*** DATA EXCERPT

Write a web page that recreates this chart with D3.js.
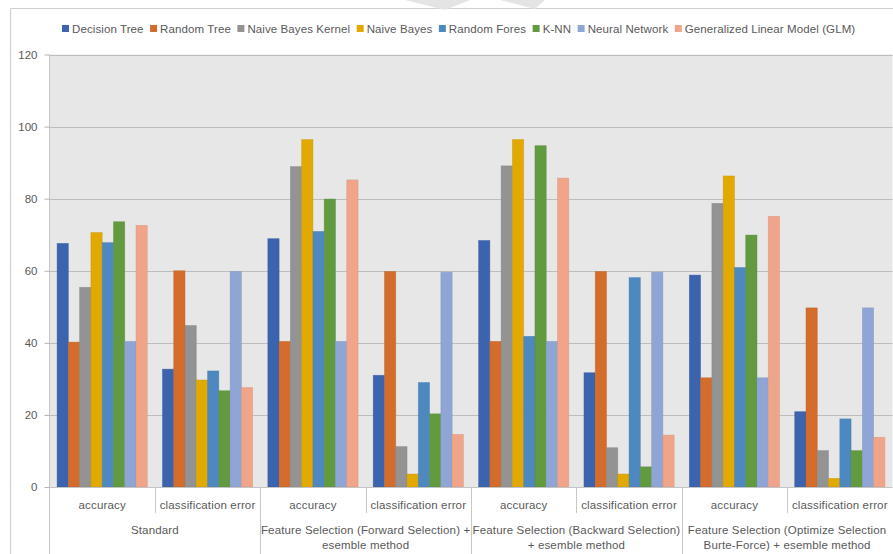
<!DOCTYPE html>
<html>
<head>
<meta charset="utf-8">
<script src="https://cdn.jsdelivr.net/npm/d3@7/dist/d3.min.js"></script>
<style>
  html, body { margin: 0; padding: 0; background: #ffffff; }
  svg { display: block; font-family: "Liberation Sans", Arial, sans-serif; }
</style>
</head>
<body>
<svg id="chart" width="893" height="554"></svg>
<script>
// Classifier names (legend order) and their bar colours
const models = ["Decision Tree", "Random Tree", "Naive Bayes Kernel", "Naive Bayes",
                "Random Fores", "K-NN", "Neural Network", "Generalized Linear Model (GLM)"];
const colors = ["#3c63ad", "#d46c2b", "#939393", "#e2a900", "#4d89c0", "#629b3f", "#8fa5d5", "#f0a489"];

// Outer category (method) labels, split into lines, and inner metric labels
const methods = [
  ["Standard"],
  ["Feature Selection (Forward Selection) +", "esemble method"],
  ["Feature Selection (Backward Selection)", "+ esemble method"],
  ["Feature Selection (Optimize Selection", "Burte-Force) + esemble method"]
];
const metrics = ["accuracy", "classification error"];

// One array per method/metric, in model order
const stdAccuracy  = [67.6, 40.2, 55.4, 70.6, 67.8, 73.6, 40.4, 72.6];
const stdError     = [32.7, 60.0, 44.8, 29.7, 32.2, 26.7, 59.8, 27.6];
const fwdAccuracy  = [68.9, 40.4, 88.9, 96.4, 70.9, 79.9, 40.4, 85.2];
const fwdError     = [31.0, 59.8, 11.2, 3.6, 29.0, 20.3, 59.6, 14.6];
const bwdAccuracy  = [68.4, 40.4, 89.1, 96.4, 41.8, 94.7, 40.4, 85.7];
const bwdError     = [31.7, 59.8, 10.9, 3.6, 58.1, 5.6, 59.6, 14.4];
const optAccuracy  = [58.8, 30.3, 78.7, 86.3, 60.9, 69.9, 30.3, 75.1];
const optError     = [20.9, 49.7, 10.1, 2.4, 18.9, 10.1, 49.7, 13.8];

const yTicks = [0, 20, 40, 60, 80, 100, 120];

const groupValues = [stdAccuracy, stdError, fwdAccuracy, fwdError,
                     bwdAccuracy, bwdError, optAccuracy, optError];
const groups = groupValues.map((vals, i) => ({
  key: "g" + i,
  method: Math.floor(i / 2),
  metric: metrics[i % 2],
  values: vals
}));

const svg = d3.select("#chart");
const W = 893, H = 554;
const plot = { left: 49.5, right: 892.5, top: 54.5, bottom: 487 };
const labelFont = "11.5px";
const labelSpacing = "0.15px";

// Chart area frame
svg.append("rect").attr("x", 0).attr("y", 0).attr("width", W).attr("height", H).attr("fill", "#fff");
svg.append("line").attr("x1", 10.5).attr("x2", W).attr("y1", 8.5).attr("y2", 8.5)
  .attr("stroke", "#d0d0d0").attr("stroke-width", 1.2);
svg.append("line").attr("x1", 10.5).attr("x2", 10.5).attr("y1", 8.5).attr("y2", H)
  .attr("stroke", "#d0d0d0").attr("stroke-width", 1.2);

// Faint mark at top of the sheet
svg.append("path")
  .attr("d", "M405,0 L470,0 L445,10 Z M500,0 L545,0 L535,9 Z")
  .attr("fill", "#e4e4e4");

// Scales
const y = d3.scaleLinear().domain([0, 120]).range([plot.bottom, plot.top]);
const x0 = d3.scaleBand().domain(groups.map(g => g.key)).range([plot.left, plot.right]).padding(0);
const bw = x0.bandwidth();
const edge = bw * 0.072;
const x1 = d3.scaleBand().domain(models).range([edge, bw - edge]).padding(0);

// Plot background
svg.append("rect")
  .attr("x", plot.left).attr("y", plot.top)
  .attr("width", plot.right - plot.left).attr("height", plot.bottom - plot.top)
  .attr("fill", "#e7e7e7");

// Horizontal gridlines
svg.append("g").selectAll("line").data(yTicks.filter(t => t > 0)).join("line")
  .attr("x1", plot.left).attr("x2", plot.right)
  .attr("y1", d => Math.round(y(d)) + 0.5).attr("y2", d => Math.round(y(d)) + 0.5)
  .attr("stroke", "#bdbdbd").attr("stroke-width", 1.1);

// Y axis
const yAxis = d3.axisLeft(y).tickValues(yTicks).tickSize(5).tickPadding(7);
const gy = svg.append("g").attr("transform", `translate(${plot.left},0)`).call(yAxis);
gy.select(".domain").attr("stroke", "#c4c4c4").attr("d", `M0,${plot.top}V${H}`);
gy.selectAll(".tick line").attr("stroke", "#b4b4b4");
gy.selectAll(".tick text").attr("fill", "#595959").style("font-size", "11.5px");

// Bars
const gBars = svg.append("g").selectAll("g").data(groups).join("g")
  .attr("transform", d => `translate(${x0(d.key)},0)`);
gBars.selectAll("rect").data(d => d.values.map((v, i) => ({ model: models[i], v, c: colors[i] })))
  .join("rect")
  .attr("x", d => x1(d.model))
  .attr("width", x1.bandwidth())
  .attr("y", d => y(d.v))
  .attr("height", d => y(0) - y(d.v))
  .attr("fill", d => d.c)
  .attr("stroke", d => d3.color(d.c).darker(0.35))
  .attr("stroke-opacity", 0.55)
  .attr("stroke-width", 0.7);

// X axis baseline
svg.append("line").attr("x1", plot.left).attr("x2", plot.right)
  .attr("y1", plot.bottom + 0.5).attr("y2", plot.bottom + 0.5)
  .attr("stroke", "#c4c4c4");

// Multi-level category axis: separators
const axisG = svg.append("g");
groups.forEach((g, i) => {
  if (i === 0) return;
  const xx = Math.round(x0(g.key)) + 0.5;
  const full = i % 2 === 0;
  axisG.append("line").attr("x1", xx).attr("x2", xx)
    .attr("y1", plot.bottom).attr("y2", full ? H : 513)
    .attr("stroke", "#c8c8c8");
});

// Metric labels
axisG.selectAll("text.metric").data(groups).join("text")
  .attr("class", "metric")
  .attr("x", d => x0(d.key) + bw / 2)
  .attr("y", 509)
  .attr("text-anchor", "middle")
  .attr("fill", "#595959")
  .style("font-size", labelFont)
  .style("letter-spacing", labelSpacing)
  .text(d => d.metric);

// Method labels
methods.forEach((lines, m) => {
  const cx = x0(groups[m * 2].key) + bw;
  const t = axisG.append("text")
    .attr("x", cx).attr("y", 534)
    .attr("text-anchor", "middle")
    .attr("fill", "#595959")
    .style("font-size", labelFont)
    .style("letter-spacing", labelSpacing);
  lines.forEach((ln, k) => {
    t.append("tspan").attr("x", cx).attr("dy", k === 0 ? 0 : 15).text(ln);
  });
});

// Legend
const legend = svg.append("g");
let lx = 62;
models.forEach((name, i) => {
  legend.append("rect").attr("x", lx).attr("y", 25).attr("width", 7).attr("height", 7)
    .attr("fill", colors[i]);
  const t = legend.append("text").attr("x", lx + 10).attr("y", 32.5)
    .attr("fill", "#595959").style("font-size", labelFont)
    .style("letter-spacing", "0.1px").text(name);
  lx += 10 + t.node().getComputedTextLength() + 6.5;
});
</script>
</body>
</html>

******

From the material above, reproduce everything verbatim except the pictures.

# [WORKED SOLUTION]
Write a web page that recreates this chart with D3.js.
<!DOCTYPE html>
<html>
<head>
<meta charset="utf-8">
<script src="https://cdn.jsdelivr.net/npm/d3@7/dist/d3.min.js"></script>
<style>
  html, body { margin: 0; padding: 0; background: #ffffff; }
  svg { display: block; font-family: "Liberation Sans", Arial, sans-serif; }
</style>
</head>
<body>
<svg id="chart" width="893" height="554"></svg>
<script>
// Classifier names (legend order) and their bar colours
const models = ["Decision Tree", "Random Tree", "Naive Bayes Kernel", "Naive Bayes",
                "Random Fores", "K-NN", "Neural Network", "Generalized Linear Model (GLM)"];
const colors = ["#3c63ad", "#d46c2b", "#939393", "#e2a900", "#4d89c0", "#629b3f", "#8fa5d5", "#f0a489"];

// Outer category (method) labels, split into lines, and inner metric labels
const methods = [
  ["Standard"],
  ["Feature Selection (Forward Selection) +", "esemble method"],
  ["Feature Selection (Backward Selection)", "+ esemble method"],
  ["Feature Selection (Optimize Selection", "Burte-Force) + esemble method"]
];
const metrics = ["accuracy", "classification error"];

// One array per method/metric, in model order
const stdAccuracy  = [67.6, 40.2, 55.4, 70.6, 67.8, 73.6, 40.4, 72.6];
const stdError     = [32.7, 60.0, 44.8, 29.7, 32.2, 26.7, 59.8, 27.6];
const fwdAccuracy  = [68.9, 40.4, 88.9, 96.4, 70.9, 79.9, 40.4, 85.2];
const fwdError     = [31.0, 59.8, 11.2, 3.6, 29.0, 20.3, 59.6, 14.6];
const bwdAccuracy  = [68.4, 40.4, 89.1, 96.4, 41.8, 94.7, 40.4, 85.7];
const bwdError     = [31.7, 59.8, 10.9, 3.6, 58.1, 5.6, 59.6, 14.4];
const optAccuracy  = [58.8, 30.3, 78.7, 86.3, 60.9, 69.9, 30.3, 75.1];
const optError     = [20.9, 49.7, 10.1, 2.4, 18.9, 10.1, 49.7, 13.8];

const yTicks = [0, 20, 40, 60, 80, 100, 120];

const groupValues = [stdAccuracy, stdError, fwdAccuracy, fwdError,
                     bwdAccuracy, bwdError, optAccuracy, optError];
const groups = groupValues.map((vals, i) => ({
  key: "g" + i,
  method: Math.floor(i / 2),
  metric: metrics[i % 2],
  values: vals
}));

const svg = d3.select("#chart");
const W = 893, H = 554;
const plot = { left: 49.5, right: 892.5, top: 54.5, bottom: 487 };
const labelFont = "11.5px";
const labelSpacing = "0.15px";

// Chart area frame
svg.append("rect").attr("x", 0).attr("y", 0).attr("width", W).attr("height", H).attr("fill", "#fff");
svg.append("line").attr("x1", 10.5).attr("x2", W).attr("y1", 8.5).attr("y2", 8.5)
  .attr("stroke", "#d0d0d0").attr("stroke-width", 1.2);
svg.append("line").attr("x1", 10.5).attr("x2", 10.5).attr("y1", 8.5).attr("y2", H)
  .attr("stroke", "#d0d0d0").attr("stroke-width", 1.2);

// Faint mark at top of the sheet
svg.append("path")
  .attr("d", "M405,0 L470,0 L445,10 Z M500,0 L545,0 L535,9 Z")
  .attr("fill", "#e4e4e4");

// Scales
const y = d3.scaleLinear().domain([0, 120]).range([plot.bottom, plot.top]);
const x0 = d3.scaleBand().domain(groups.map(g => g.key)).range([plot.left, plot.right]).padding(0);
const bw = x0.bandwidth();
const edge = bw * 0.072;
const x1 = d3.scaleBand().domain(models).range([edge, bw - edge]).padding(0);

// Plot background
svg.append("rect")
  .attr("x", plot.left).attr("y", plot.top)
  .attr("width", plot.right - plot.left).attr("height", plot.bottom - plot.top)
  .attr("fill", "#e7e7e7");

// Horizontal gridlines
svg.append("g").selectAll("line").data(yTicks.filter(t => t > 0)).join("line")
  .attr("x1", plot.left).attr("x2", plot.right)
  .attr("y1", d => Math.round(y(d)) + 0.5).attr("y2", d => Math.round(y(d)) + 0.5)
  .attr("stroke", "#bdbdbd").attr("stroke-width", 1.1);

// Y axis
const yAxis = d3.axisLeft(y).tickValues(yTicks).tickSize(5).tickPadding(7);
const gy = svg.append("g").attr("transform", `translate(${plot.left},0)`).call(yAxis);
gy.select(".domain").attr("stroke", "#c4c4c4").attr("d", `M0,${plot.top}V${H}`);
gy.selectAll(".tick line").attr("stroke", "#b4b4b4");
gy.selectAll(".tick text").attr("fill", "#595959").style("font-size", "11.5px");

// Bars
const gBars = svg.append("g").selectAll("g").data(groups).join("g")
  .attr("transform", d => `translate(${x0(d.key)},0)`);
gBars.selectAll("rect").data(d => d.values.map((v, i) => ({ model: models[i], v, c: colors[i] })))
  .join("rect")
  .attr("x", d => x1(d.model))
  .attr("width", x1.bandwidth())
  .attr("y", d => y(d.v))
  .attr("height", d => y(0) - y(d.v))
  .attr("fill", d => d.c)
  .attr("stroke", d => d3.color(d.c).darker(0.35))
  .attr("stroke-opacity", 0.55)
  .attr("stroke-width", 0.7);

// X axis baseline
svg.append("line").attr("x1", plot.left).attr("x2", plot.right)
  .attr("y1", plot.bottom + 0.5).attr("y2", plot.bottom + 0.5)
  .attr("stroke", "#c4c4c4");

// Multi-level category axis: separators
const axisG = svg.append("g");
groups.forEach((g, i) => {
  if (i === 0) return;
  const xx = Math.round(x0(g.key)) + 0.5;
  const full = i % 2 === 0;
  axisG.append("line").attr("x1", xx).attr("x2", xx)
    .attr("y1", plot.bottom).attr("y2", full ? H : 513)
    .attr("stroke", "#c8c8c8");
});

// Metric labels
axisG.selectAll("text.metric").data(groups).join("text")
  .attr("class", "metric")
  .attr("x", d => x0(d.key) + bw / 2)
  .attr("y", 509)
  .attr("text-anchor", "middle")
  .attr("fill", "#595959")
  .style("font-size", labelFont)
  .style("letter-spacing", labelSpacing)
  .text(d => d.metric);

// Method labels
methods.forEach((lines, m) => {
  const cx = x0(groups[m * 2].key) + bw;
  const t = axisG.append("text")
    .attr("x", cx).attr("y", 534)
    .attr("text-anchor", "middle")
    .attr("fill", "#595959")
    .style("font-size", labelFont)
    .style("letter-spacing", labelSpacing);
  lines.forEach((ln, k) => {
    t.append("tspan").attr("x", cx).attr("dy", k === 0 ? 0 : 15).text(ln);
  });
});

// Legend
const legend = svg.append("g");
let lx = 62;
models.forEach((name, i) => {
  legend.append("rect").attr("x", lx).attr("y", 25).attr("width", 7).attr("height", 7)
    .attr("fill", colors[i]);
  const t = legend.append("text").attr("x", lx + 10).attr("y", 32.5)
    .attr("fill", "#595959").style("font-size", labelFont)
    .style("letter-spacing", "0.1px").text(name);
  lx += 10 + t.node().getComputedTextLength() + 6.5;
});
</script>
</body>
</html>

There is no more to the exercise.